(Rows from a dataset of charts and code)
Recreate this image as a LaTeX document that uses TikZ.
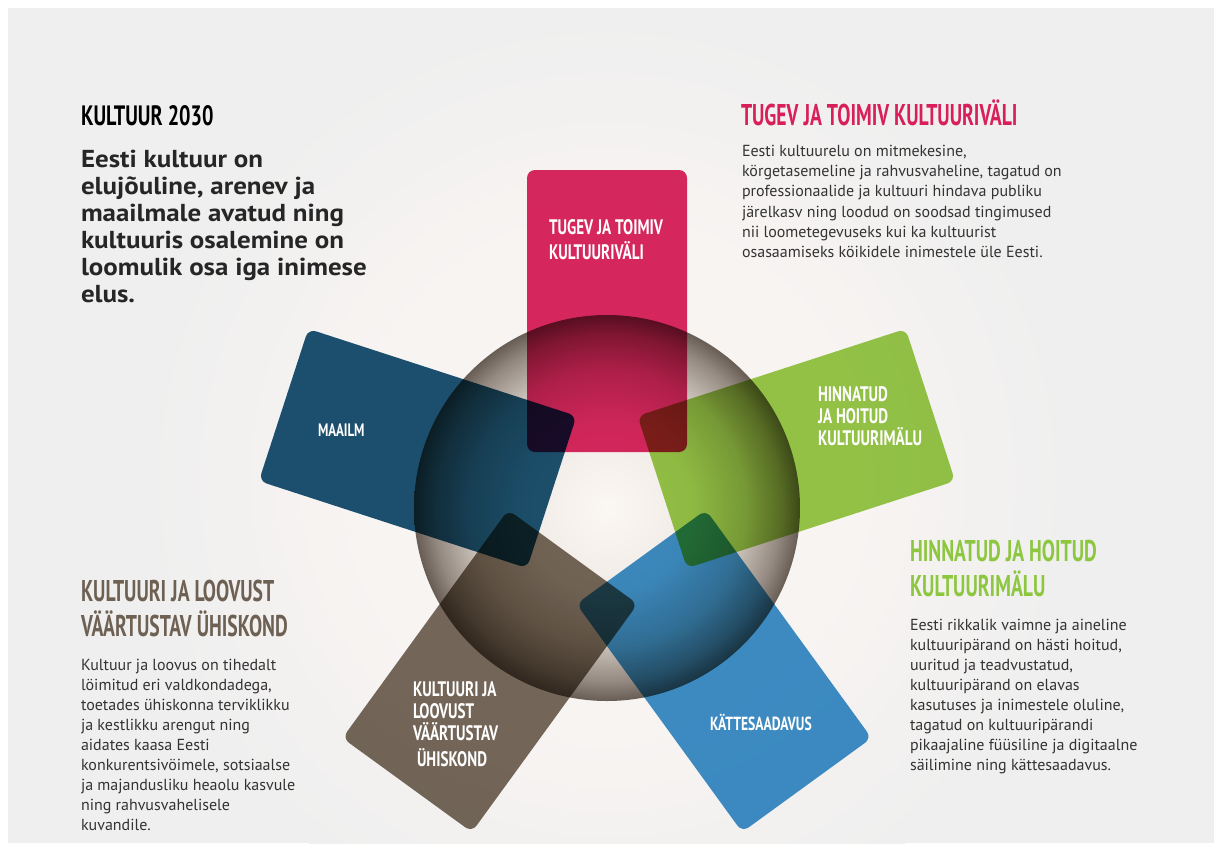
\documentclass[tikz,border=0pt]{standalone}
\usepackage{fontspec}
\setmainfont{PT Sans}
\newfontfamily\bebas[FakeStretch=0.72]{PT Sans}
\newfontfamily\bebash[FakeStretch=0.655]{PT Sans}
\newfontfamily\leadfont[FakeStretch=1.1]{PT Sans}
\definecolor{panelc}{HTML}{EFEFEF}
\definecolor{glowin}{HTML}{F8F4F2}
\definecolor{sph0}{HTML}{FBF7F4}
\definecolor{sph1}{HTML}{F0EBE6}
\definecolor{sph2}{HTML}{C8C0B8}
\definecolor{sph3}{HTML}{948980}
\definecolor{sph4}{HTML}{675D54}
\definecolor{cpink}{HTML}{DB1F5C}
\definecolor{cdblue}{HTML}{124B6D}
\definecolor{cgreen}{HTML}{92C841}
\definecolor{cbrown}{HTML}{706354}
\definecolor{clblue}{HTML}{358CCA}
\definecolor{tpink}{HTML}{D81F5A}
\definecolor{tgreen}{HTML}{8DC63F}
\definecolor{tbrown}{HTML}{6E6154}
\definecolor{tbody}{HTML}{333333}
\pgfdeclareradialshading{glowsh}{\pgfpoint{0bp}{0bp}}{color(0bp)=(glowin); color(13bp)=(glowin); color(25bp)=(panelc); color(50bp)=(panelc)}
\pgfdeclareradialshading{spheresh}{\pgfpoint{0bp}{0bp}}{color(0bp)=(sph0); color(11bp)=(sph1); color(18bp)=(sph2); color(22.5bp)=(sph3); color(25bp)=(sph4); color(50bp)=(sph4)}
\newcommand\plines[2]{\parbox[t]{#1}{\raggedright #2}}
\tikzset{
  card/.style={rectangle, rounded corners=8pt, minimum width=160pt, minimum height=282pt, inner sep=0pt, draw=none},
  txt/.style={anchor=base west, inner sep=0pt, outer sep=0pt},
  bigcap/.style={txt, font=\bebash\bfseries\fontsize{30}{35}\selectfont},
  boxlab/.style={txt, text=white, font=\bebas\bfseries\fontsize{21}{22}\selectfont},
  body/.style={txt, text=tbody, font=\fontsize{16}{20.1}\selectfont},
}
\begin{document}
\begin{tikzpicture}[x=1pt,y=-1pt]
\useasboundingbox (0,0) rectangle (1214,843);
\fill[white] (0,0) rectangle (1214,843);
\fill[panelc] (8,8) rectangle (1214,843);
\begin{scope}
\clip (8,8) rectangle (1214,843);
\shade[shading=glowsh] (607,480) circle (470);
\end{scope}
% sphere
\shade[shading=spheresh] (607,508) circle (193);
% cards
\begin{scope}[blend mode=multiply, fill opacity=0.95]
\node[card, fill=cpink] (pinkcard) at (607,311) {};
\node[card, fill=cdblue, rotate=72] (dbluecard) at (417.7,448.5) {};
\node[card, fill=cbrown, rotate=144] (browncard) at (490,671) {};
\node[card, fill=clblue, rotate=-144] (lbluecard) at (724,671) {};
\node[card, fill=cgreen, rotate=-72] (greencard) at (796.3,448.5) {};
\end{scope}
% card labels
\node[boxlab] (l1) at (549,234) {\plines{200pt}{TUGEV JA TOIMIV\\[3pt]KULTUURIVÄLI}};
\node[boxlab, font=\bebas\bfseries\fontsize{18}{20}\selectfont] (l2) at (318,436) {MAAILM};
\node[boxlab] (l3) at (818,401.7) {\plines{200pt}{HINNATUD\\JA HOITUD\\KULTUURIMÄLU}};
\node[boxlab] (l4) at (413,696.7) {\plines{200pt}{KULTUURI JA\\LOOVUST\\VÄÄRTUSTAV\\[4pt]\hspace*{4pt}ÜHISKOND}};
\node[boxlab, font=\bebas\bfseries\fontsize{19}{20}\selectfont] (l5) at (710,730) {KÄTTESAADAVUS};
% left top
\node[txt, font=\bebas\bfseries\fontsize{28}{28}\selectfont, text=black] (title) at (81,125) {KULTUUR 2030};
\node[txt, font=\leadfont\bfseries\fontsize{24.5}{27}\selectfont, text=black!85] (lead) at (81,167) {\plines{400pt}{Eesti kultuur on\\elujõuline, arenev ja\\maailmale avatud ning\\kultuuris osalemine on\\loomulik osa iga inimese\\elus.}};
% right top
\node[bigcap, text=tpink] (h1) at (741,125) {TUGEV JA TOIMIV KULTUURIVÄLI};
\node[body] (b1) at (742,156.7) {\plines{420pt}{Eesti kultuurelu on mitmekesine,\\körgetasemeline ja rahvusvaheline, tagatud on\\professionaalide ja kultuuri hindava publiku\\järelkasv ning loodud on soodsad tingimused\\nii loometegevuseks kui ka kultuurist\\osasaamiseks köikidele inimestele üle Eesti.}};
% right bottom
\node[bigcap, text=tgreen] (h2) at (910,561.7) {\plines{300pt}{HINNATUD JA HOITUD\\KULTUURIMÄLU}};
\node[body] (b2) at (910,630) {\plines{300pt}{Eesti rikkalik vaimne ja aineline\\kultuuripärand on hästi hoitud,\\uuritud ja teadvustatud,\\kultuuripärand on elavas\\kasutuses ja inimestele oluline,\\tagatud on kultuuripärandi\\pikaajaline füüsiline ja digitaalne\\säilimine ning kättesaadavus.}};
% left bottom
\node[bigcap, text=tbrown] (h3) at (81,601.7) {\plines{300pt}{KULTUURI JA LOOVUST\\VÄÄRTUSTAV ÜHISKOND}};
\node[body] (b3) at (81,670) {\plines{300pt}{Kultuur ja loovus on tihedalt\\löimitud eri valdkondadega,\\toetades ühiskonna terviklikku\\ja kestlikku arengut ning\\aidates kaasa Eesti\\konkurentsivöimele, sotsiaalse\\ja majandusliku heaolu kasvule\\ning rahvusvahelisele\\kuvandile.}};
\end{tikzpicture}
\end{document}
==
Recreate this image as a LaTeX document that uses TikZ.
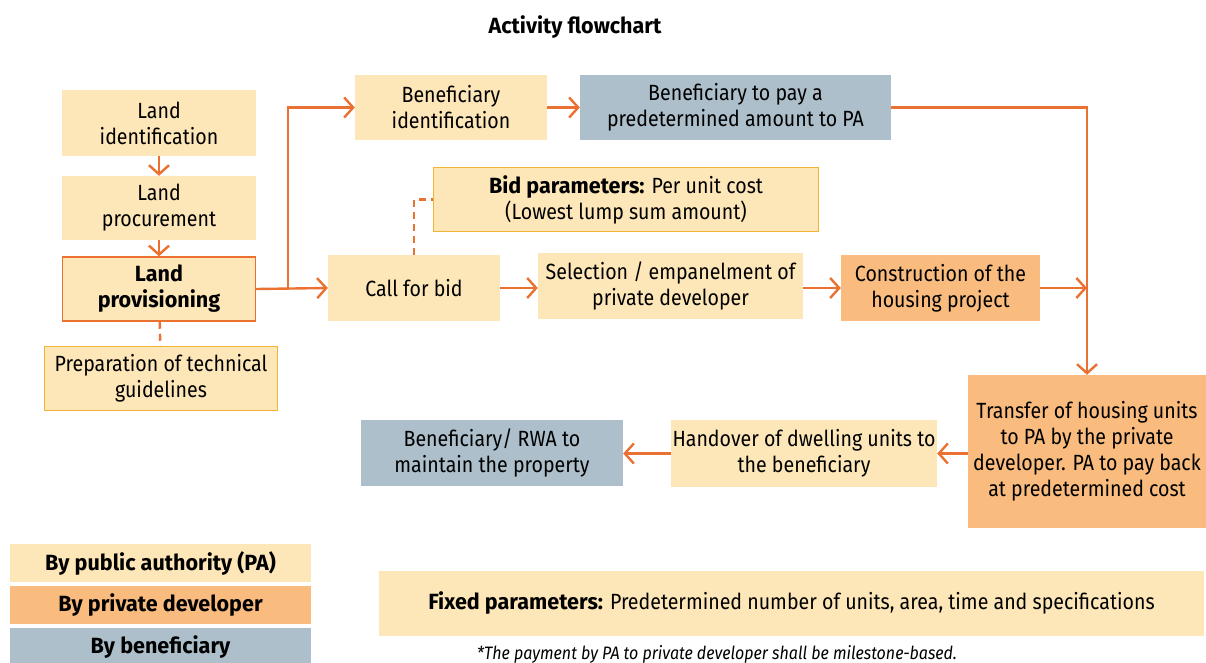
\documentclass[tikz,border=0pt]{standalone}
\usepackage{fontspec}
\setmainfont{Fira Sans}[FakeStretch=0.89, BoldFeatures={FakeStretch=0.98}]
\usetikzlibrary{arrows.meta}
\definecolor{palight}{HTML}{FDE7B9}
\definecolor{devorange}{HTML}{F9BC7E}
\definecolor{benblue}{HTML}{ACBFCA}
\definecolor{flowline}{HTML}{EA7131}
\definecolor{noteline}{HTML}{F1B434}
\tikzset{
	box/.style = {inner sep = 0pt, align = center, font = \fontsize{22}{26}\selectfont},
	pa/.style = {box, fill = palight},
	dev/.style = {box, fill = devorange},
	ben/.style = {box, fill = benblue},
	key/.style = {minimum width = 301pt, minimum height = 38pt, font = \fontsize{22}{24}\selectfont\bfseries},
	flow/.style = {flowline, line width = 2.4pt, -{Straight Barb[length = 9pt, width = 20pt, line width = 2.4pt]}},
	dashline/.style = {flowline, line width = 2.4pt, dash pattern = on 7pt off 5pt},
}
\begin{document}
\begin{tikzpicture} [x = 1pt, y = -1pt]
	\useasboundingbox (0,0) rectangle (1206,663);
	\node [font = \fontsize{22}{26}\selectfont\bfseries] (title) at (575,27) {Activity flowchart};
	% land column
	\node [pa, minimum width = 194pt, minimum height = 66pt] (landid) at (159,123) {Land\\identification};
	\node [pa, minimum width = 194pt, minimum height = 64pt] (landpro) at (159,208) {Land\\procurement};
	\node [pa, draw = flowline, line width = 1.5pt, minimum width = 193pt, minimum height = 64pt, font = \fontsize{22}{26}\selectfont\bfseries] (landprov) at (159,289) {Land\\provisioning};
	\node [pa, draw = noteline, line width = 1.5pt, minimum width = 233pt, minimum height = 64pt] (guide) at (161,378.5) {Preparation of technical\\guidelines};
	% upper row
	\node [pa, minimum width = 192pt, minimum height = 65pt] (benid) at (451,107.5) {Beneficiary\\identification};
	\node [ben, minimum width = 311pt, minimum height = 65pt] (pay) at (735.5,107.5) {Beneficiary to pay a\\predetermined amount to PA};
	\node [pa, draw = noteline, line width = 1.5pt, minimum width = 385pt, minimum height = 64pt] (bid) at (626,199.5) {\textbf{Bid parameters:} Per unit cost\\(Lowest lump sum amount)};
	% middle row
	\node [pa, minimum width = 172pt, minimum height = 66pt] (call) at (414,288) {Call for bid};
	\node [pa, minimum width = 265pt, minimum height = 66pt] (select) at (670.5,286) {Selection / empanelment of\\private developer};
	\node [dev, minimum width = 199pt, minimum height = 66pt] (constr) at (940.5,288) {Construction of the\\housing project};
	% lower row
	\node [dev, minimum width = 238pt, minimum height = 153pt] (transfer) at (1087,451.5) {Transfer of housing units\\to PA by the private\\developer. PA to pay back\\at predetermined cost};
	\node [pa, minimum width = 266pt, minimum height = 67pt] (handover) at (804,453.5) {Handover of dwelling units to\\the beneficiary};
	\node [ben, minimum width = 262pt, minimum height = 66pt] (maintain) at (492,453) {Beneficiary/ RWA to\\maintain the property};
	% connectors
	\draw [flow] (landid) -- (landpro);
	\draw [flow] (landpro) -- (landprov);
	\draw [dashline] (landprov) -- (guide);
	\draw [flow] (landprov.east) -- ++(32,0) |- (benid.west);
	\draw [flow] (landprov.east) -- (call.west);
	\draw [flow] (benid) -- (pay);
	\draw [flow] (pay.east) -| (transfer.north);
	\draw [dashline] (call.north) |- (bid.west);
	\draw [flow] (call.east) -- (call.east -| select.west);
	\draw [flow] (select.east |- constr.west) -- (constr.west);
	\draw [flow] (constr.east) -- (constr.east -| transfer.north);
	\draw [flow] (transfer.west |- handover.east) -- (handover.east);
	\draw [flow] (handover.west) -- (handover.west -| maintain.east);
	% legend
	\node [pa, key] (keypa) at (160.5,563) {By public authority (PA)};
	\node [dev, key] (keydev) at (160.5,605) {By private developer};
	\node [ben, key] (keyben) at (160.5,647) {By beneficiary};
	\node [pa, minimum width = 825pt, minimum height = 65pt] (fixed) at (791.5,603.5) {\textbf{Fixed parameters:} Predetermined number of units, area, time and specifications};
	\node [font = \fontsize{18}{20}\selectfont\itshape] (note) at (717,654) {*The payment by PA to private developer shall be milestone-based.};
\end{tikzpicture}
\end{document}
* * *
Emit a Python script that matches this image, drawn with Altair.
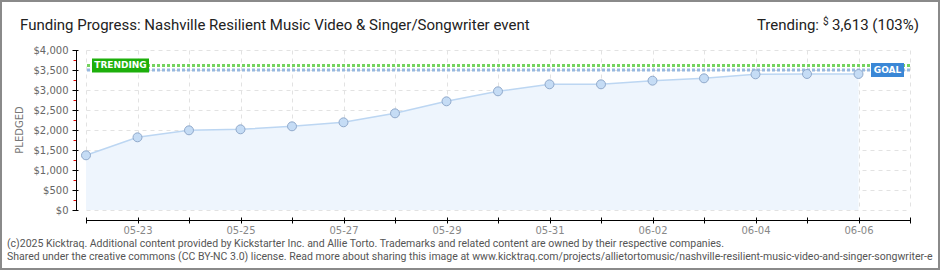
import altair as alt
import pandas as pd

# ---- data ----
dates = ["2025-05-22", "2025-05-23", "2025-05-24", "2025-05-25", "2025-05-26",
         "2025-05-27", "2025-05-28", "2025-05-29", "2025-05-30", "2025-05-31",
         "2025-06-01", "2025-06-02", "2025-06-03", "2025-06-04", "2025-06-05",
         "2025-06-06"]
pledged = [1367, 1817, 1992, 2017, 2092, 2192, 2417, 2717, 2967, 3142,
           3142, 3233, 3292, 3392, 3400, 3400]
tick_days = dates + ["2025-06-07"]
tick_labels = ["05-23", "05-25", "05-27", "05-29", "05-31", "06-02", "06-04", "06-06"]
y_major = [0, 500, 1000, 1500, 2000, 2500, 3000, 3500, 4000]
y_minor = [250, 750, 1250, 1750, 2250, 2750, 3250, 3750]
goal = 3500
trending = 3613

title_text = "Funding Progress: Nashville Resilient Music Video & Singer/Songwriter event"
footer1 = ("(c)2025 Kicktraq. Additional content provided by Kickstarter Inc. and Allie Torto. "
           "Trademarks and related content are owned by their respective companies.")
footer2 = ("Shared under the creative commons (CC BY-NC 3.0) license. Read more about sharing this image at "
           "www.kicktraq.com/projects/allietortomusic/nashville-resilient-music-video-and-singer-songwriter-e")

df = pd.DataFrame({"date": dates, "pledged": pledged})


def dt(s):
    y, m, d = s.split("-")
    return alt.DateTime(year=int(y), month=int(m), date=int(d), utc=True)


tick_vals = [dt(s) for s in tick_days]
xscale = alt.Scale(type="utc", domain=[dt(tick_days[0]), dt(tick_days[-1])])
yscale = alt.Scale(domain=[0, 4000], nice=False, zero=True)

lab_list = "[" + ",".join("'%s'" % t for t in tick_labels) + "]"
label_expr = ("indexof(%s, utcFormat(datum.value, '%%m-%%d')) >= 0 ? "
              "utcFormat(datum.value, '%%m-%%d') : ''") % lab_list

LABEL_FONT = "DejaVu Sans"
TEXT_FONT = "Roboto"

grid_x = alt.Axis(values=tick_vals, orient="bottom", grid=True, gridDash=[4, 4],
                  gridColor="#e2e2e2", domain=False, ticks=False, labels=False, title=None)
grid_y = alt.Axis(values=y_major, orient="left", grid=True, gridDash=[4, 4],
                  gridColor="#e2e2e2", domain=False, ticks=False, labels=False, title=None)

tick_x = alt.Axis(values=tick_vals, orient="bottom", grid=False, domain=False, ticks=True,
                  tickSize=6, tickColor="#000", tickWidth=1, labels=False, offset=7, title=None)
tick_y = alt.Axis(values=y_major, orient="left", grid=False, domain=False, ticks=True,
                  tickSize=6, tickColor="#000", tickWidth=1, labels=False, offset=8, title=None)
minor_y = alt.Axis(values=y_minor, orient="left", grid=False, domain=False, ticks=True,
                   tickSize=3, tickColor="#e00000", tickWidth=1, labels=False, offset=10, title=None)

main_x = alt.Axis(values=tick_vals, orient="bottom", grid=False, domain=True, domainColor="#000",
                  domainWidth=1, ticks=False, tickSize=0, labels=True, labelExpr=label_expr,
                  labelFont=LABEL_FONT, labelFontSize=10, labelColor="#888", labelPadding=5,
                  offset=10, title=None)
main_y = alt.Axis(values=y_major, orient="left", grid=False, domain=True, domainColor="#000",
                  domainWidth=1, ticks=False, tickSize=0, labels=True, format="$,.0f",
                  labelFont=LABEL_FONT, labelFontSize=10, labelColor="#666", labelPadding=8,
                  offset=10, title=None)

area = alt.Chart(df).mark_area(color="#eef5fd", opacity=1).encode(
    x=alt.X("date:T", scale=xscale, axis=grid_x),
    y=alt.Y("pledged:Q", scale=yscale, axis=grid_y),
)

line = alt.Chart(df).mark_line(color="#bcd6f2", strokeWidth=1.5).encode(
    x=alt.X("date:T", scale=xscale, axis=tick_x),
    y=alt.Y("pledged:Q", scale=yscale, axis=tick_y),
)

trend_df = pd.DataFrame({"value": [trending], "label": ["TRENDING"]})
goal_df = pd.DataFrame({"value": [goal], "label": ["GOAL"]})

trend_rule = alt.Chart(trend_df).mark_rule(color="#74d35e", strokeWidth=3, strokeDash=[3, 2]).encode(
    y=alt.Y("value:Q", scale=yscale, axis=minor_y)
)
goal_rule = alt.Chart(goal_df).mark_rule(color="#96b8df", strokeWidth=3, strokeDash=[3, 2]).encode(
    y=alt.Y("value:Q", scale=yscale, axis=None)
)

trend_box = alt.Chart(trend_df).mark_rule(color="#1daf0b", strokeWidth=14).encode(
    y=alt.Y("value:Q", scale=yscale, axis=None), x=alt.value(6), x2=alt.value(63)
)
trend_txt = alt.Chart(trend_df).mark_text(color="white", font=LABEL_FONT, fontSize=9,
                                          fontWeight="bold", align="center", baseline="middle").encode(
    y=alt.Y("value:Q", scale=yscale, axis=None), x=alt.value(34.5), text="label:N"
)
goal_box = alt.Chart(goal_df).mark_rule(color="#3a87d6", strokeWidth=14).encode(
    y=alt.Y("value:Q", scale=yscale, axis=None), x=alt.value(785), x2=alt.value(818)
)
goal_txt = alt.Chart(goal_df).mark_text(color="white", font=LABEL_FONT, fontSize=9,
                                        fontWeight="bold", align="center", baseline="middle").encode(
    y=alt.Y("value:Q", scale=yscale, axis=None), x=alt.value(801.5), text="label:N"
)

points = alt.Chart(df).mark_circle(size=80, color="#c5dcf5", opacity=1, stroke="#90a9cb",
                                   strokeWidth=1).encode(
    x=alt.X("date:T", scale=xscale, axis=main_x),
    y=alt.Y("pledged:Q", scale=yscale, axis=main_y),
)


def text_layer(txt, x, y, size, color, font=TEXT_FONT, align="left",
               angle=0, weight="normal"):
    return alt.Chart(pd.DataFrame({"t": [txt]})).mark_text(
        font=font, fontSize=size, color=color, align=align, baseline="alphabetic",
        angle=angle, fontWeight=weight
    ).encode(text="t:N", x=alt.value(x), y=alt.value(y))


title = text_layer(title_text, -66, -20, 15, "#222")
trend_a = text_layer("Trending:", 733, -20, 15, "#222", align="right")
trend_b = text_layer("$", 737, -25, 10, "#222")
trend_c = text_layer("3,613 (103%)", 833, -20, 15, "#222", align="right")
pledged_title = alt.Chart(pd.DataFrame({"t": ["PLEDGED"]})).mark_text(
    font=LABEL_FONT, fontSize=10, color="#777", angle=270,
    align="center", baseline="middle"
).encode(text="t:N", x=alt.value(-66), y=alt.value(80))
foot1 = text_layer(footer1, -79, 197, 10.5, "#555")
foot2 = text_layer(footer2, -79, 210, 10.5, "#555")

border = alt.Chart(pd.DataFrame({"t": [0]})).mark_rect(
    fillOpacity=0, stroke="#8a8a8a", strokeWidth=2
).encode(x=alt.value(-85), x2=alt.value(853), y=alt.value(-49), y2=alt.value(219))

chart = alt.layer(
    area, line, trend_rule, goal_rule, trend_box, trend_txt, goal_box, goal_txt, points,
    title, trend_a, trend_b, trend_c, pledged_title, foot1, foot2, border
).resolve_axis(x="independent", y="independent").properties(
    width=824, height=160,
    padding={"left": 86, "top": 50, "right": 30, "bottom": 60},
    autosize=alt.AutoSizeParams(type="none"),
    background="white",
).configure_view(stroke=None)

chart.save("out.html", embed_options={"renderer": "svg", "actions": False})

• [What is expected]
Set down exactly the lines above, from the line containing "Emit a Python" through the line containing "import pandas as pd". Skip the pictures.

• [Final result]
Emit a Python script that matches this image, drawn with Altair.
import altair as alt
import pandas as pd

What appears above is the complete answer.